### Aim of the exercise:
Extract every record, exactly as written, and ignore the pictures.

### Records to use:
>> BEGIN

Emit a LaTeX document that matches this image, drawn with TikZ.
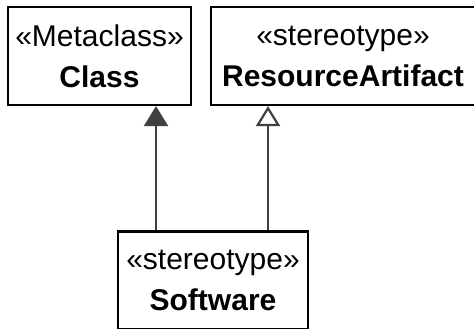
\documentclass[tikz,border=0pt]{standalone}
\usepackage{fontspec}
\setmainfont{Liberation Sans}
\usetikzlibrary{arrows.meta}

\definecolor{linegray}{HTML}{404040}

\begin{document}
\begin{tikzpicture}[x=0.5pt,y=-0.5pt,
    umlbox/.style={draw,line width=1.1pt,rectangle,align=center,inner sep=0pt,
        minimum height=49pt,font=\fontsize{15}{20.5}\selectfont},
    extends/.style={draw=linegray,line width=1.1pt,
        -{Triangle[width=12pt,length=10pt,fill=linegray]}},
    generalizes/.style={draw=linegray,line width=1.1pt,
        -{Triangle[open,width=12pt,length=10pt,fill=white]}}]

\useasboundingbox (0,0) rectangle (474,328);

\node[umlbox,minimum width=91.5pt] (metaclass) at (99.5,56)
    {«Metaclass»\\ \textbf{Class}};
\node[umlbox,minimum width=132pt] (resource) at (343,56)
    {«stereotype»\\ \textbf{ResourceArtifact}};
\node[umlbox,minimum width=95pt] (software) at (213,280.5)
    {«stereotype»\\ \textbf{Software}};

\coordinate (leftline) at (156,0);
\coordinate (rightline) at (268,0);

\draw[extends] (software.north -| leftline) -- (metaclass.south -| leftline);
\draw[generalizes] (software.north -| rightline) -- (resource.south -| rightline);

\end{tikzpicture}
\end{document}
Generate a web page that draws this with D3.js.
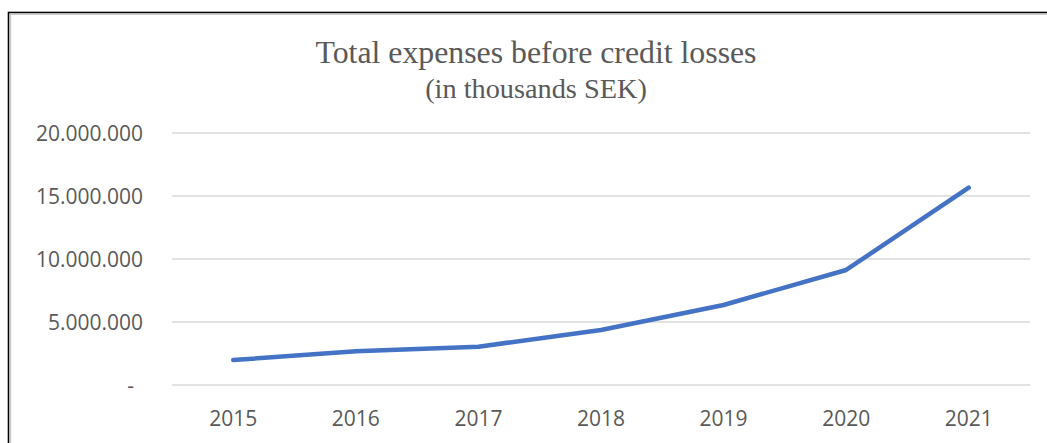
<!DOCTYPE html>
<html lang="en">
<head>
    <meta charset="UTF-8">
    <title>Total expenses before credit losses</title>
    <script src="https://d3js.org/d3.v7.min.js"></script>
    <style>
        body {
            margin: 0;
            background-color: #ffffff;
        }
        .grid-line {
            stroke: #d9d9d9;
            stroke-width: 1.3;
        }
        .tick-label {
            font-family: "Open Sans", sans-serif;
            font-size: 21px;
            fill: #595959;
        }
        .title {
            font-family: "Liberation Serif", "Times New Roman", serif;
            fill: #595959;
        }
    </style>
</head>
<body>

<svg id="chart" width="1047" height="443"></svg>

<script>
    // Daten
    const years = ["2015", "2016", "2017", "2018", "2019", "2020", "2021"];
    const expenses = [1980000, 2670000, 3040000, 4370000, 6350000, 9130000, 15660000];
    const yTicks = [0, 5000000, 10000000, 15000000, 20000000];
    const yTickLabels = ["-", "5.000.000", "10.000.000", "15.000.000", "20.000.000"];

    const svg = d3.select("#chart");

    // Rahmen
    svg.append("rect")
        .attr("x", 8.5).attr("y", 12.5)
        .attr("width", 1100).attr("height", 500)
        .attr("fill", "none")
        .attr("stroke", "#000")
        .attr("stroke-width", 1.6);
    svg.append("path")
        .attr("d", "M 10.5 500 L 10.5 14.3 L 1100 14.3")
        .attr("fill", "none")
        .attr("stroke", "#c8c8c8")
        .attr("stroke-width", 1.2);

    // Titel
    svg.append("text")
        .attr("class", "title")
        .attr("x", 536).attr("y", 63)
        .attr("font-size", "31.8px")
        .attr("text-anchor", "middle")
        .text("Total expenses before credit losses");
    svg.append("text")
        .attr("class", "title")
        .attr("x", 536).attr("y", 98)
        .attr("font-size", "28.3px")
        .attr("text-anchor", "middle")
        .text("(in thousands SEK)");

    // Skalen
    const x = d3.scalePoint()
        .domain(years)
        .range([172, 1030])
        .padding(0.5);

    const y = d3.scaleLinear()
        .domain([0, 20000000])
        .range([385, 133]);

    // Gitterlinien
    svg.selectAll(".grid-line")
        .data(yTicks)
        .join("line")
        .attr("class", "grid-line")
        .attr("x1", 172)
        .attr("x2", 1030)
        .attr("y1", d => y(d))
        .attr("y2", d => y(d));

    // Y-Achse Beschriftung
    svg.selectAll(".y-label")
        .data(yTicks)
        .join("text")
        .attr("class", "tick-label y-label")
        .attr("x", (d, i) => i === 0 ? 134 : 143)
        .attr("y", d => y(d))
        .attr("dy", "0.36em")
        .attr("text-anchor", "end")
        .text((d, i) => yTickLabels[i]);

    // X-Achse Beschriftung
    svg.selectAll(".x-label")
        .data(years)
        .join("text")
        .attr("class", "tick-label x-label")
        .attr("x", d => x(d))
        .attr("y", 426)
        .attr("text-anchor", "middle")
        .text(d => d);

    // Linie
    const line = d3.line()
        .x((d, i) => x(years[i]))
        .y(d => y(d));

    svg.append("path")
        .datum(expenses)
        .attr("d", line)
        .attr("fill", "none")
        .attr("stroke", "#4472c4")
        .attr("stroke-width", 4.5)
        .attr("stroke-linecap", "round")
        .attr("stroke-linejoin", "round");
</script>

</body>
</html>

>> END

### The solution:
Emit a LaTeX document that matches this image, drawn with TikZ.
\documentclass[tikz,border=0pt]{standalone}
\usepackage{fontspec}
\setmainfont{Liberation Sans}
\usetikzlibrary{arrows.meta}

\definecolor{linegray}{HTML}{404040}

\begin{document}
\begin{tikzpicture}[x=0.5pt,y=-0.5pt,
    umlbox/.style={draw,line width=1.1pt,rectangle,align=center,inner sep=0pt,
        minimum height=49pt,font=\fontsize{15}{20.5}\selectfont},
    extends/.style={draw=linegray,line width=1.1pt,
        -{Triangle[width=12pt,length=10pt,fill=linegray]}},
    generalizes/.style={draw=linegray,line width=1.1pt,
        -{Triangle[open,width=12pt,length=10pt,fill=white]}}]

\useasboundingbox (0,0) rectangle (474,328);

\node[umlbox,minimum width=91.5pt] (metaclass) at (99.5,56)
    {«Metaclass»\\ \textbf{Class}};
\node[umlbox,minimum width=132pt] (resource) at (343,56)
    {«stereotype»\\ \textbf{ResourceArtifact}};
\node[umlbox,minimum width=95pt] (software) at (213,280.5)
    {«stereotype»\\ \textbf{Software}};

\coordinate (leftline) at (156,0);
\coordinate (rightline) at (268,0);

\draw[extends] (software.north -| leftline) -- (metaclass.south -| leftline);
\draw[generalizes] (software.north -| rightline) -- (resource.south -| rightline);

\end{tikzpicture}
\end{document}
Generate a web page that draws this with D3.js.
<!DOCTYPE html>
<html lang="en">
<head>
    <meta charset="UTF-8">
    <title>Total expenses before credit losses</title>
    <script src="https://d3js.org/d3.v7.min.js"></script>
    <style>
        body {
            margin: 0;
            background-color: #ffffff;
        }
        .grid-line {
            stroke: #d9d9d9;
            stroke-width: 1.3;
        }
        .tick-label {
            font-family: "Open Sans", sans-serif;
            font-size: 21px;
            fill: #595959;
        }
        .title {
            font-family: "Liberation Serif", "Times New Roman", serif;
            fill: #595959;
        }
    </style>
</head>
<body>

<svg id="chart" width="1047" height="443"></svg>

<script>
    // Daten
    const years = ["2015", "2016", "2017", "2018", "2019", "2020", "2021"];
    const expenses = [1980000, 2670000, 3040000, 4370000, 6350000, 9130000, 15660000];
    const yTicks = [0, 5000000, 10000000, 15000000, 20000000];
    const yTickLabels = ["-", "5.000.000", "10.000.000", "15.000.000", "20.000.000"];

    const svg = d3.select("#chart");

    // Rahmen
    svg.append("rect")
        .attr("x", 8.5).attr("y", 12.5)
        .attr("width", 1100).attr("height", 500)
        .attr("fill", "none")
        .attr("stroke", "#000")
        .attr("stroke-width", 1.6);
    svg.append("path")
        .attr("d", "M 10.5 500 L 10.5 14.3 L 1100 14.3")
        .attr("fill", "none")
        .attr("stroke", "#c8c8c8")
        .attr("stroke-width", 1.2);

    // Titel
    svg.append("text")
        .attr("class", "title")
        .attr("x", 536).attr("y", 63)
        .attr("font-size", "31.8px")
        .attr("text-anchor", "middle")
        .text("Total expenses before credit losses");
    svg.append("text")
        .attr("class", "title")
        .attr("x", 536).attr("y", 98)
        .attr("font-size", "28.3px")
        .attr("text-anchor", "middle")
        .text("(in thousands SEK)");

    // Skalen
    const x = d3.scalePoint()
        .domain(years)
        .range([172, 1030])
        .padding(0.5);

    const y = d3.scaleLinear()
        .domain([0, 20000000])
        .range([385, 133]);

    // Gitterlinien
    svg.selectAll(".grid-line")
        .data(yTicks)
        .join("line")
        .attr("class", "grid-line")
        .attr("x1", 172)
        .attr("x2", 1030)
        .attr("y1", d => y(d))
        .attr("y2", d => y(d));

    // Y-Achse Beschriftung
    svg.selectAll(".y-label")
        .data(yTicks)
        .join("text")
        .attr("class", "tick-label y-label")
        .attr("x", (d, i) => i === 0 ? 134 : 143)
        .attr("y", d => y(d))
        .attr("dy", "0.36em")
        .attr("text-anchor", "end")
        .text((d, i) => yTickLabels[i]);

    // X-Achse Beschriftung
    svg.selectAll(".x-label")
        .data(years)
        .join("text")
        .attr("class", "tick-label x-label")
        .attr("x", d => x(d))
        .attr("y", 426)
        .attr("text-anchor", "middle")
        .text(d => d);

    // Linie
    const line = d3.line()
        .x((d, i) => x(years[i]))
        .y(d => y(d));

    svg.append("path")
        .datum(expenses)
        .attr("d", line)
        .attr("fill", "none")
        .attr("stroke", "#4472c4")
        .attr("stroke-width", 4.5)
        .attr("stroke-linecap", "round")
        .attr("stroke-linejoin", "round");
</script>

</body>
</html>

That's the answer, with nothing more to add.